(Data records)
-*-*-
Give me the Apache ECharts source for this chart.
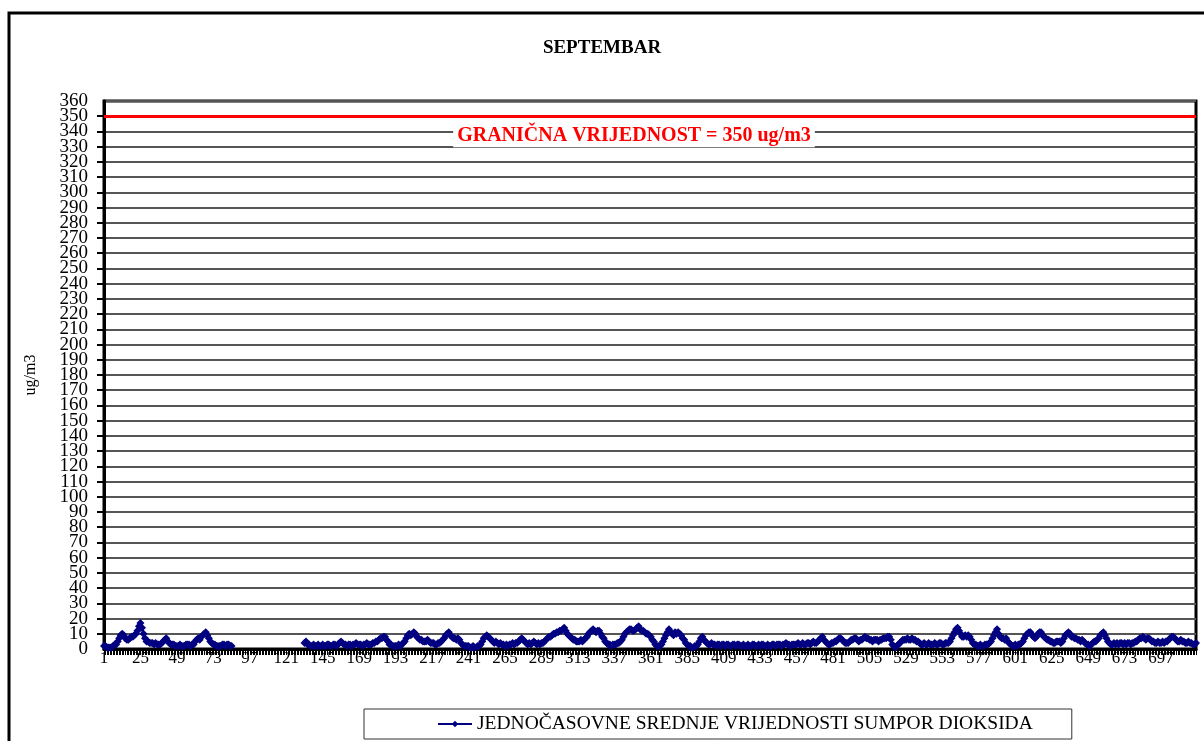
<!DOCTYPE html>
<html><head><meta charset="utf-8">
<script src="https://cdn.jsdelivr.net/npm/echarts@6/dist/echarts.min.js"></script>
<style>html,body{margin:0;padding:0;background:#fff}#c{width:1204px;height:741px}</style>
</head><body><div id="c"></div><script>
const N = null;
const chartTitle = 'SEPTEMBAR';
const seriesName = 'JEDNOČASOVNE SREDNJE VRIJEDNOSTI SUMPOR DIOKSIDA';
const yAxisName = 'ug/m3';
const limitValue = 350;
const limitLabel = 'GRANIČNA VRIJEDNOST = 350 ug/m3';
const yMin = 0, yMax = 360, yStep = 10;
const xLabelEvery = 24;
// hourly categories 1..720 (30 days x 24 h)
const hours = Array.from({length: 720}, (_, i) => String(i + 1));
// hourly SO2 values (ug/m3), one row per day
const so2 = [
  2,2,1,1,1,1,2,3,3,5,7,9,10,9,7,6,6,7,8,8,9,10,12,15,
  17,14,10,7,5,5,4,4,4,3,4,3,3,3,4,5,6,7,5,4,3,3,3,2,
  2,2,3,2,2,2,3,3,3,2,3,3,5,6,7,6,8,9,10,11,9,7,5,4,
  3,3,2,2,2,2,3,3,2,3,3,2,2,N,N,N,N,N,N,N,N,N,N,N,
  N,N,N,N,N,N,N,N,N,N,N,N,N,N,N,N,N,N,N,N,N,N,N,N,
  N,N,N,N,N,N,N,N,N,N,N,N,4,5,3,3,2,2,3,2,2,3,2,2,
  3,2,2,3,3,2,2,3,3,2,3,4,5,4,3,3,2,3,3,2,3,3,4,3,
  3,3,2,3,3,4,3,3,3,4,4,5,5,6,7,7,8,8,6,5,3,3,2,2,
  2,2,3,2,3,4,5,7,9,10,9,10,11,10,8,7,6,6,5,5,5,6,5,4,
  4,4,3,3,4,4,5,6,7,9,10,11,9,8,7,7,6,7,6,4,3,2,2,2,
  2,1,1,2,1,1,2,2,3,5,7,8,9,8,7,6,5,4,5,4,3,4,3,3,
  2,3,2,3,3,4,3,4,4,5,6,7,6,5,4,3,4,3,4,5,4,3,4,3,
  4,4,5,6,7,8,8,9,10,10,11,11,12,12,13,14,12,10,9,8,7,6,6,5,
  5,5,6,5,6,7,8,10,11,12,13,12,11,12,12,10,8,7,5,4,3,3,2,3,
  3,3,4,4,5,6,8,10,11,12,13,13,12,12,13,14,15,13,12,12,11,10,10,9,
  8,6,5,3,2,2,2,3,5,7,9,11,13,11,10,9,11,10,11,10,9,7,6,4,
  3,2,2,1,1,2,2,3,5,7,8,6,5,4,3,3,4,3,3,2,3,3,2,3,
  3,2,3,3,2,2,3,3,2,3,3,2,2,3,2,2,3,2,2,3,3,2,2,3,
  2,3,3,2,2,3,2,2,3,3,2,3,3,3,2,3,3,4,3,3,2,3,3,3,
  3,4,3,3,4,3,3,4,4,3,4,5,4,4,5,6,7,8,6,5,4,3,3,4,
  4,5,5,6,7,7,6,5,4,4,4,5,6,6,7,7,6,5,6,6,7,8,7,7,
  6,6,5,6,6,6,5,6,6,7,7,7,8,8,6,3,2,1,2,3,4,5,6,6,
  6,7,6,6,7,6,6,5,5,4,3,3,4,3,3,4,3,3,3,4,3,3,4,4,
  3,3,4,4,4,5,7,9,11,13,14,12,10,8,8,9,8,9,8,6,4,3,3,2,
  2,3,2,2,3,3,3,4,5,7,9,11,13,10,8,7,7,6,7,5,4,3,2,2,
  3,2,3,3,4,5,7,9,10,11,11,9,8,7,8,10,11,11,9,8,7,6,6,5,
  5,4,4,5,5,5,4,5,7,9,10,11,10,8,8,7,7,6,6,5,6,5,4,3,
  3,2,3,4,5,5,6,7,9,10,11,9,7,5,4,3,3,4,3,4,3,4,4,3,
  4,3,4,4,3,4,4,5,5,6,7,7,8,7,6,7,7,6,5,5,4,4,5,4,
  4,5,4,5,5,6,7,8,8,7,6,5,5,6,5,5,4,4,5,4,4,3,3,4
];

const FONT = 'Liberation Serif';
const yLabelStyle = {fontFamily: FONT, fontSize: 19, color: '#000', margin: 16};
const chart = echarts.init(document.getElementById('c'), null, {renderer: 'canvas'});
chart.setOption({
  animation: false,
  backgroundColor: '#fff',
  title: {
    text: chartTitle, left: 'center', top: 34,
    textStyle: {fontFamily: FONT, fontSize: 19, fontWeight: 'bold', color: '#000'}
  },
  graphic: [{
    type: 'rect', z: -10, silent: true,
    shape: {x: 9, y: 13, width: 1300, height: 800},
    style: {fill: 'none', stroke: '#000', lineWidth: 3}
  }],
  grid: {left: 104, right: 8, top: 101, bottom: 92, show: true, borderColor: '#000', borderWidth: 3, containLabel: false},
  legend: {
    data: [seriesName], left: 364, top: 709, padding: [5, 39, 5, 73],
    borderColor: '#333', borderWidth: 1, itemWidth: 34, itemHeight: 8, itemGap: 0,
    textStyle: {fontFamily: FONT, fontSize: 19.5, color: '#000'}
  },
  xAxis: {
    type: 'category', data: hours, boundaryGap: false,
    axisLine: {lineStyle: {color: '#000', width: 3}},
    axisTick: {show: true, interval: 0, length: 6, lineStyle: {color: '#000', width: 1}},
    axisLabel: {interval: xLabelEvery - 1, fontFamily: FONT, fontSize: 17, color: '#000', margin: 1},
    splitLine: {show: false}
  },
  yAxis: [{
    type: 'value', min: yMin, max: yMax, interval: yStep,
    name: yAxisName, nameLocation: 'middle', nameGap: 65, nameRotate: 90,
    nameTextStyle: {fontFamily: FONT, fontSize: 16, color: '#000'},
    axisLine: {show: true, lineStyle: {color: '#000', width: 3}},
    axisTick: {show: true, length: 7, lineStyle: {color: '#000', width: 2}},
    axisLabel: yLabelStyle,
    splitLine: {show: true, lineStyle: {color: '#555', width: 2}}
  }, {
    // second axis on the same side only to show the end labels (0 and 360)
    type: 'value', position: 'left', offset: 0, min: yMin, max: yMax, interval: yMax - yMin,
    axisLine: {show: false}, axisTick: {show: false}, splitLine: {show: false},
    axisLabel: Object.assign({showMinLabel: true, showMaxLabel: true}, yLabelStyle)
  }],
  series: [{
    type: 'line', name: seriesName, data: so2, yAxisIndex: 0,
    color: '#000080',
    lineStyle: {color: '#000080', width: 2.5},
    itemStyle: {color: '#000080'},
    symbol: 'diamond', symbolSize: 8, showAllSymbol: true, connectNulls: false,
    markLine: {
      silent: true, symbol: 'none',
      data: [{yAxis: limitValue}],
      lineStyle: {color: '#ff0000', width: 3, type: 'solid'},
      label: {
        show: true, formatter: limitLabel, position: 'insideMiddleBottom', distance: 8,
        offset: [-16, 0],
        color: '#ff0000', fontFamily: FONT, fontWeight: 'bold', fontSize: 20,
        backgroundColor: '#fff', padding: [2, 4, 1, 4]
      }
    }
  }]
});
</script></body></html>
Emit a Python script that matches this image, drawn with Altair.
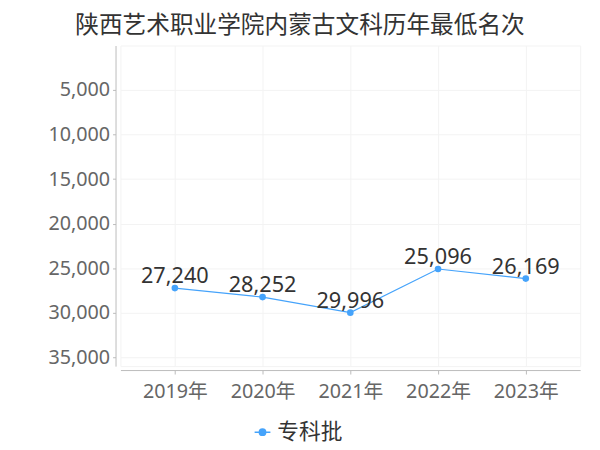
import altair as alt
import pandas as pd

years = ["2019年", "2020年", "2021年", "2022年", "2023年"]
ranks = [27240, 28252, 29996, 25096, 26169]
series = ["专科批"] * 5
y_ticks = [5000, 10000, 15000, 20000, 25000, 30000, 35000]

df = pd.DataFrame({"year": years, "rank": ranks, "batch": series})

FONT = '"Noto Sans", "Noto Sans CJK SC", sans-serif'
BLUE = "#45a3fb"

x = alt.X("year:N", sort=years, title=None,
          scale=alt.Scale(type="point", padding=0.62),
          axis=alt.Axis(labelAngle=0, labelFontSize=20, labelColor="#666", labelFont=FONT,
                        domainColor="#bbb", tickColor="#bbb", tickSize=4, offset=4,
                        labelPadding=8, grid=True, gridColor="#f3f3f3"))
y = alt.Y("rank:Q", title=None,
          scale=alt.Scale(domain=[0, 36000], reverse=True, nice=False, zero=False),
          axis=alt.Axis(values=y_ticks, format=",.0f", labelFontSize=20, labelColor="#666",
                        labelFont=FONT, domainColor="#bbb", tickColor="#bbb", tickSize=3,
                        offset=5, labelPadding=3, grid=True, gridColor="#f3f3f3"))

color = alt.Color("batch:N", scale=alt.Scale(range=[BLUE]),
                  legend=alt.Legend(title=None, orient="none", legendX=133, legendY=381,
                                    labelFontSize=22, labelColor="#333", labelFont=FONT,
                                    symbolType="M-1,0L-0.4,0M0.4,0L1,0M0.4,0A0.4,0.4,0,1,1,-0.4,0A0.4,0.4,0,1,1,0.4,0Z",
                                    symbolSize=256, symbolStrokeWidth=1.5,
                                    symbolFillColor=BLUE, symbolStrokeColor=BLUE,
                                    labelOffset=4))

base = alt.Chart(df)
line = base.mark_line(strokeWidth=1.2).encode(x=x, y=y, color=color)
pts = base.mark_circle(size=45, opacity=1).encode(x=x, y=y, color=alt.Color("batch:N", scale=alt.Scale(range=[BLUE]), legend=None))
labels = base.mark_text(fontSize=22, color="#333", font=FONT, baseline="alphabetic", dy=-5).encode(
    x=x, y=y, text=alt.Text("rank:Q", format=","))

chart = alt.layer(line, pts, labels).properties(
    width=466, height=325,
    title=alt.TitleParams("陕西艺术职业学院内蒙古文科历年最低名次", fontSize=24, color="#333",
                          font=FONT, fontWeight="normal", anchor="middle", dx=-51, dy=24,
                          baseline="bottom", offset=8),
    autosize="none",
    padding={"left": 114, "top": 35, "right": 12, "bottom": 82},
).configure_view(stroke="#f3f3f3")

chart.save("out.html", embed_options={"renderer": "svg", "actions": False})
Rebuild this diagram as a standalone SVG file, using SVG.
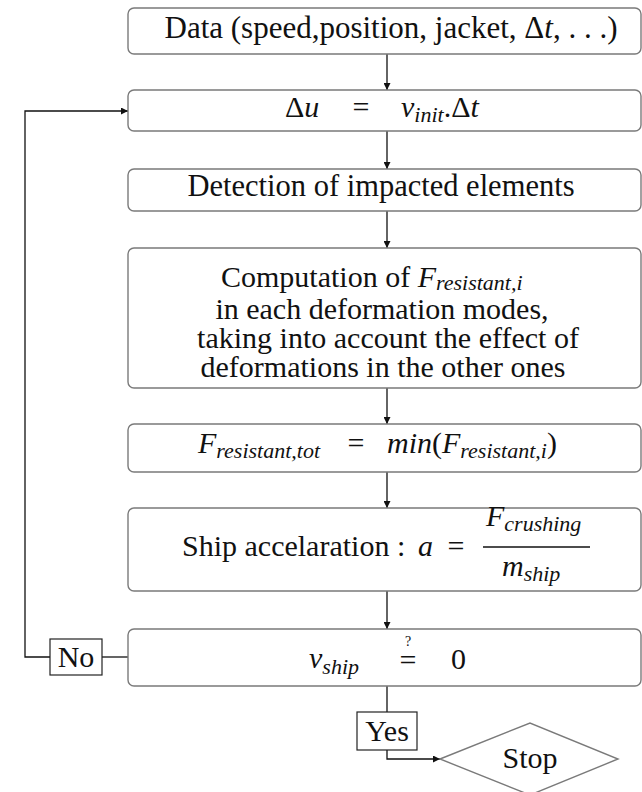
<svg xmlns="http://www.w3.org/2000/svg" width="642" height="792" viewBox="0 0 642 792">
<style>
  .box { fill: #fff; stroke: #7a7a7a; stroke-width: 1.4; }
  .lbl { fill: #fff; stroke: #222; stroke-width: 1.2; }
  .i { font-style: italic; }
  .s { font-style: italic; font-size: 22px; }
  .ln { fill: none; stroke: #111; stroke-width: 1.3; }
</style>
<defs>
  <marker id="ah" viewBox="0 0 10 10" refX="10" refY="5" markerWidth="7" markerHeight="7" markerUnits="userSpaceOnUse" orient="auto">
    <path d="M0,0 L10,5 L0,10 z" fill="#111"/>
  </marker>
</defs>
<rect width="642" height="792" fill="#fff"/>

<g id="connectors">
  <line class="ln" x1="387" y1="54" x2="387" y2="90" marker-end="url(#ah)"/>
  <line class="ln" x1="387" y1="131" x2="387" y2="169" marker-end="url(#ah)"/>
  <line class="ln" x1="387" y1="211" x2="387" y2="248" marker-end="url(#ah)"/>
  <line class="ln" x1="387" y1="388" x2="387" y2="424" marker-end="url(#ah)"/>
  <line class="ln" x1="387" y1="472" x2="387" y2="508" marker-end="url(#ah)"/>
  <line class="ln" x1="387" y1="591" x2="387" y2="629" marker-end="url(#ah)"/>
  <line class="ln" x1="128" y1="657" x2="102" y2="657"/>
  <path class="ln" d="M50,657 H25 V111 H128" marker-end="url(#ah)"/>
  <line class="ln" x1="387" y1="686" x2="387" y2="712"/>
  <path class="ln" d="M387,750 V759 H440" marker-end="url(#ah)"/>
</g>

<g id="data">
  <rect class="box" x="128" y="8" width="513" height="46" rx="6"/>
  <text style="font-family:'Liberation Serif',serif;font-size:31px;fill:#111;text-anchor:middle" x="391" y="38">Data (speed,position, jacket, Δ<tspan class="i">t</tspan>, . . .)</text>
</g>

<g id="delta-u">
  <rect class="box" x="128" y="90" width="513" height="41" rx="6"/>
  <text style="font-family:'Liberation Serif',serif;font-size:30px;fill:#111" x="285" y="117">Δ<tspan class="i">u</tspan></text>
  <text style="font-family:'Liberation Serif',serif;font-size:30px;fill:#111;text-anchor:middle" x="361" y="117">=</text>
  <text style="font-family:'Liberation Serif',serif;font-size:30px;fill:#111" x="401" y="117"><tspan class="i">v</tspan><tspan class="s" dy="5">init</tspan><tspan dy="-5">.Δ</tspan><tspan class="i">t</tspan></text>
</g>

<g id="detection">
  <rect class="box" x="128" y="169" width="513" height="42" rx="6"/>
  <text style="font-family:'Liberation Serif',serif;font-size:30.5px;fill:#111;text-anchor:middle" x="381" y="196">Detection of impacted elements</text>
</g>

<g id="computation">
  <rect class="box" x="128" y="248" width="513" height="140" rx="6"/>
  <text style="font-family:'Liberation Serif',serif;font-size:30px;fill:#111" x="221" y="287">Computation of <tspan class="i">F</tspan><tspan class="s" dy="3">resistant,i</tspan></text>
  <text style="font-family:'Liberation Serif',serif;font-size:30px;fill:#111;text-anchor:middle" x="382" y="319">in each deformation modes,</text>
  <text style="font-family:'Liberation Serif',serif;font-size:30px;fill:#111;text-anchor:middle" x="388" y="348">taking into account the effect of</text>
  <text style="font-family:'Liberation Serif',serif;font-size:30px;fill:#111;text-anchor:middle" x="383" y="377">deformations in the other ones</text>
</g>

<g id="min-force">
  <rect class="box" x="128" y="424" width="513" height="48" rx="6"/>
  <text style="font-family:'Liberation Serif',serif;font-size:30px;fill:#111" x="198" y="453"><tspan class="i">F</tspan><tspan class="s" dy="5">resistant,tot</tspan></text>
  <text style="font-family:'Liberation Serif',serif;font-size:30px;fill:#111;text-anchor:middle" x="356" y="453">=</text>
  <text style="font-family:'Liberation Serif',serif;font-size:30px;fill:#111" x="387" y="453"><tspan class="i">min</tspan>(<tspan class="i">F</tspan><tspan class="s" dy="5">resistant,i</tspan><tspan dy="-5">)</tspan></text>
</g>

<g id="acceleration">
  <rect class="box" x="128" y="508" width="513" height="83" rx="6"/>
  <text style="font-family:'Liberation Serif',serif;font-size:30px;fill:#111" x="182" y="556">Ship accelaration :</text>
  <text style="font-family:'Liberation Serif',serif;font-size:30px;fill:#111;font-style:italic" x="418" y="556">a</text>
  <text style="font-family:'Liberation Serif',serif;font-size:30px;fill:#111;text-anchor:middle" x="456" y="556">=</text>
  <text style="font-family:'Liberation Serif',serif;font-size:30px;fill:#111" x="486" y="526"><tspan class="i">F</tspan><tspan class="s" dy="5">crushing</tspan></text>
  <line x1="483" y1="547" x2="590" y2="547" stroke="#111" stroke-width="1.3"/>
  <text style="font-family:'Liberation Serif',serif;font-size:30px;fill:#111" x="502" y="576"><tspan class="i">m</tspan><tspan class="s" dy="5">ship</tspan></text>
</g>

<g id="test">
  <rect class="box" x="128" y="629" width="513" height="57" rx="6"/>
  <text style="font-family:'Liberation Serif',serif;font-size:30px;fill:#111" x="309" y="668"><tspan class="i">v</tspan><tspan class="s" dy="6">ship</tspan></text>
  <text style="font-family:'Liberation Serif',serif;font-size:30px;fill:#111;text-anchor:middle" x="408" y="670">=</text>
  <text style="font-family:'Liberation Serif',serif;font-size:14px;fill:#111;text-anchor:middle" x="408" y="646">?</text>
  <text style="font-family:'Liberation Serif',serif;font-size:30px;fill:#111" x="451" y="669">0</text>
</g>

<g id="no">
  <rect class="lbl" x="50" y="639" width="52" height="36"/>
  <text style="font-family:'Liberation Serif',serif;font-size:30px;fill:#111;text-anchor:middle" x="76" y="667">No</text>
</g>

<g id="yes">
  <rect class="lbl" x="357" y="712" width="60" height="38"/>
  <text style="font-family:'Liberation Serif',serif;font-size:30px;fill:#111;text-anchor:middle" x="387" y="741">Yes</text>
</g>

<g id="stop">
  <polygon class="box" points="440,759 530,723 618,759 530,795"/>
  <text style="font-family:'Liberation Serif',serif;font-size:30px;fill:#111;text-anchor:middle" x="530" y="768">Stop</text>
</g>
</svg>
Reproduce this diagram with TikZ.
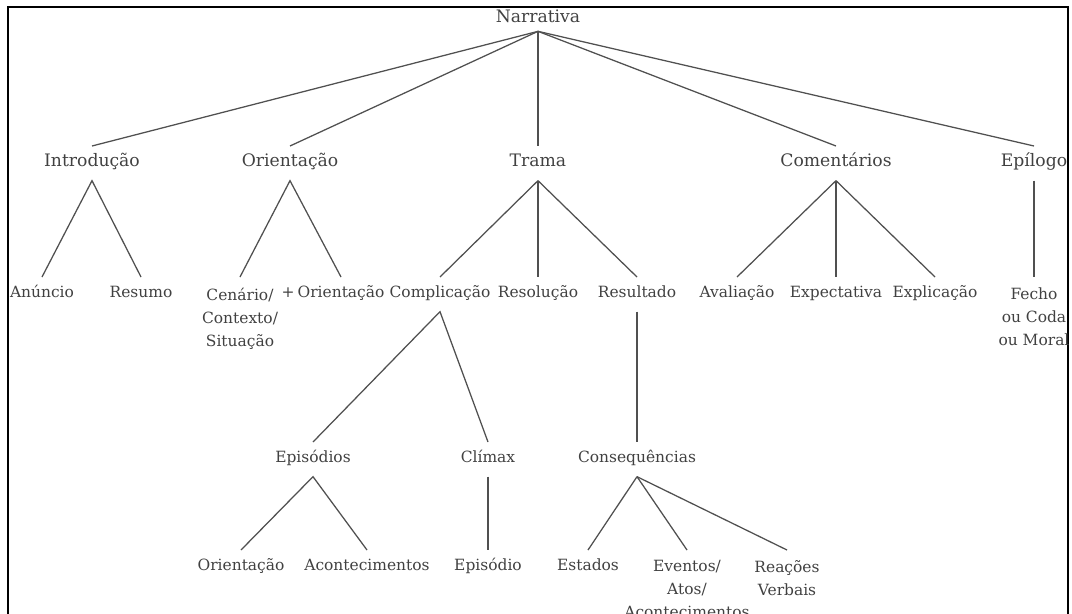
-*-*-
* TASK DIRECTIONS: Filter out all lines lacking the word "diagram" and copy the rest.

* THE SOLUTION:
Rebuild this diagram as a standalone SVG file, using SVG.
Reproduce this diagram with TikZ.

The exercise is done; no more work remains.